PROMPT: What is the number of lines containing the string "this"? Answer with the number only.

>> Start THE RECORDS

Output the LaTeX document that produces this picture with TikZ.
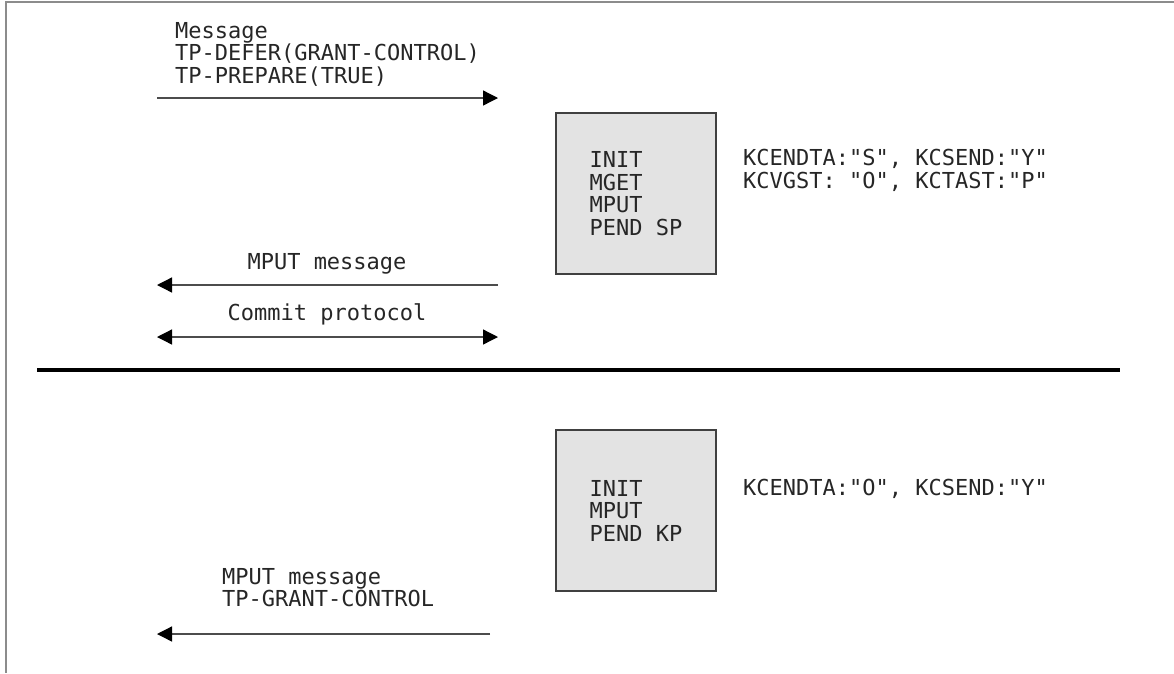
\documentclass[tikz,border=0pt]{standalone}
\usepackage{fontspec}
\setmonofont{DejaVu Sans Mono}
\usetikzlibrary{arrows.meta}
\tikzset{
  lbl/.style={font=\ttfamily\fontsize{22}{22.5}\selectfont, text=black!85, inner sep=0pt, align=left},
  procbox/.style={lbl, draw=black!75, fill=black!11, line width=1.3pt, minimum width=160pt, minimum height=161pt},
  msg/.style={draw=black!70, line width=1.3pt},
  frame/.style={draw=black!45, line width=1.5pt},
}
\begin{document}
\begin{tikzpicture}[x=1pt,y=-1pt,>={Triangle[length=15pt,width=15pt,color=black]}]
  \useasboundingbox (0,0) rectangle (1174,673);
  \draw[frame] (1174,2) -| (6,673);
  % before the separator
  \node[lbl, anchor=north west] (defer) at (175,22) {Message\\TP-DEFER(GRANT-CONTROL)\\TP-PREPARE(TRUE)};
  \coordinate (in1L) at (157,98);
  \coordinate (in1R) at (498,98);
  \draw[msg, ->] (in1L) -- (in1R);
  \node[procbox] (prog1) at (636,193.5) {INIT\\MGET\\MPUT\\PEND SP};
  \node[lbl, anchor=north west] (kc1) at (743,149) {KCENDTA:"S", KCSEND:"Y"\\KCVGST: "O", KCTAST:"P"};
  \node[lbl, anchor=base] (mput1) at (327,269) {MPUT message};
  \coordinate (out1L) at (157,285);
  \coordinate (out1R) at (498,285);
  \draw[msg, ->] (out1R) -- (out1L);
  \node[lbl, anchor=base] (commit) at (327,320) {Commit protocol};
  \coordinate (cpL) at (157,337);
  \coordinate (cpR) at (498,337);
  \draw[msg, <->] (cpL) -- (cpR);
  % separator
  \coordinate (sepL) at (37,370);
  \coordinate (sepR) at (1120,370);
  \draw[line width=4pt] (sepL) -- (sepR);
  % after the separator
  \node[procbox] (prog2) at (636,510.5) {INIT\\MPUT\\PEND KP};
  \node[lbl, anchor=north west] (kc2) at (743,479) {KCENDTA:"O", KCSEND:"Y"};
  \node[lbl, anchor=north west] (grant) at (222,568) {MPUT message\\TP-GRANT-CONTROL};
  \coordinate (out2L) at (157,634);
  \coordinate (out2R) at (490,634);
  \draw[msg, ->] (out2R) -- (out2L);
\end{tikzpicture}
\end{document}
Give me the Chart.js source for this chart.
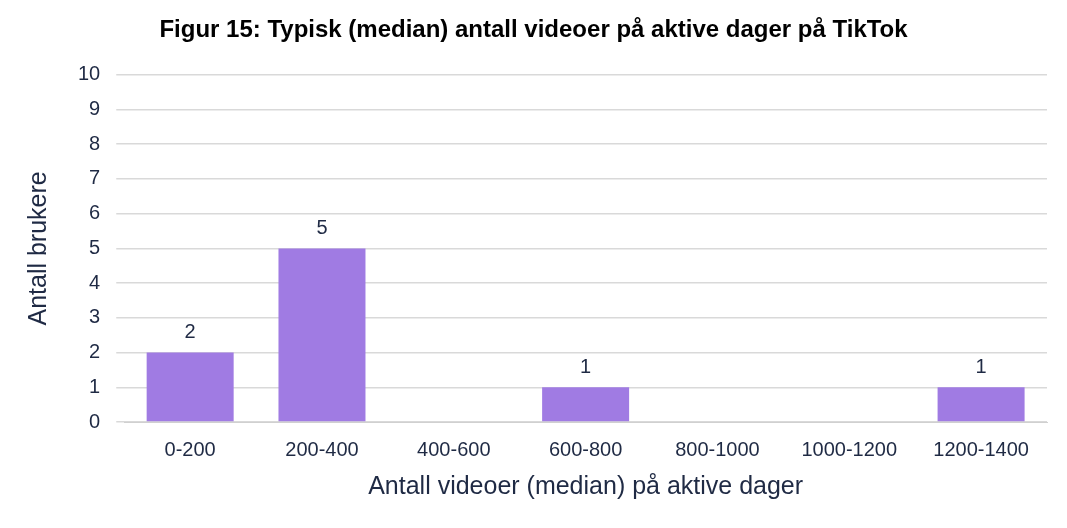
<!DOCTYPE html>
<html><head><meta charset="utf-8">
<script src="https://cdn.jsdelivr.net/npm/chart.js@4"></script>
<style>html,body{margin:0;background:#fff;}#w{width:1067px;height:528px;}</style>
</head><body><div id="w"><canvas id="c"></canvas></div>
<script>
const categories=["0-200","200-400","400-600","600-800","800-1000","1000-1200","1200-1400"];
const values=[2,5,0,1,0,0,1];
const yTicks=[0,1,2,3,4,5,6,7,8,9,10];
const txt='#1f2a44';
const labelPlugin={id:'lbl',afterDatasetsDraw(ch){
  const ctx=ch.ctx;const meta=ch.getDatasetMeta(0);
  ctx.save();ctx.fillStyle=txt;ctx.font='20px "Liberation Sans", Arial';ctx.textAlign='center';ctx.textBaseline='bottom';
  meta.data.forEach((b,i)=>{if(values[i]>0)ctx.fillText(values[i],b.x,b.y-10);});
  ctx.restore();}};
new Chart(document.getElementById('c'),{type:'bar',
 data:{labels:categories,datasets:[{data:values,backgroundColor:'#a07be3',categoryPercentage:1,barPercentage:0.66}]},
 options:{responsive:true,maintainAspectRatio:false,animation:false,
  layout:{padding:{left:20,right:20,top:10,bottom:22}},
  plugins:{legend:{display:false},tooltip:{enabled:false},
   title:{display:true,text:'Figur 15: Typisk (median) antall videoer på aktive dager på TikTok',color:'#000',font:{family:'"Liberation Sans", Arial',size:24,weight:'bold'},padding:{top:6,bottom:30}}},
  scales:{
   x:{grid:{display:false},border:{color:'#d0d0d0'},ticks:{color:txt,font:{family:'"Liberation Sans", Arial',size:20},padding:8},
      title:{display:true,text:'Antall videoer (median) på aktive dager',color:txt,font:{family:'"Liberation Sans", Arial',size:25},padding:{top:2}}},
   y:{min:0,max:10,afterBuildTicks(s){s.ticks=yTicks.map(v=>({value:v}));},
      grid:{color:'#d9d9d9',lineWidth:1.5},border:{display:false},
      ticks:{color:txt,font:{family:'"Liberation Sans", Arial',size:20},padding:16},
      title:{display:true,text:'Antall brukere',color:txt,font:{family:'"Liberation Sans", Arial',size:25},padding:{bottom:8}}}
  }},plugins:[labelPlugin]});
</script></body></html>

>> End THE RECORDS

RESULT: 2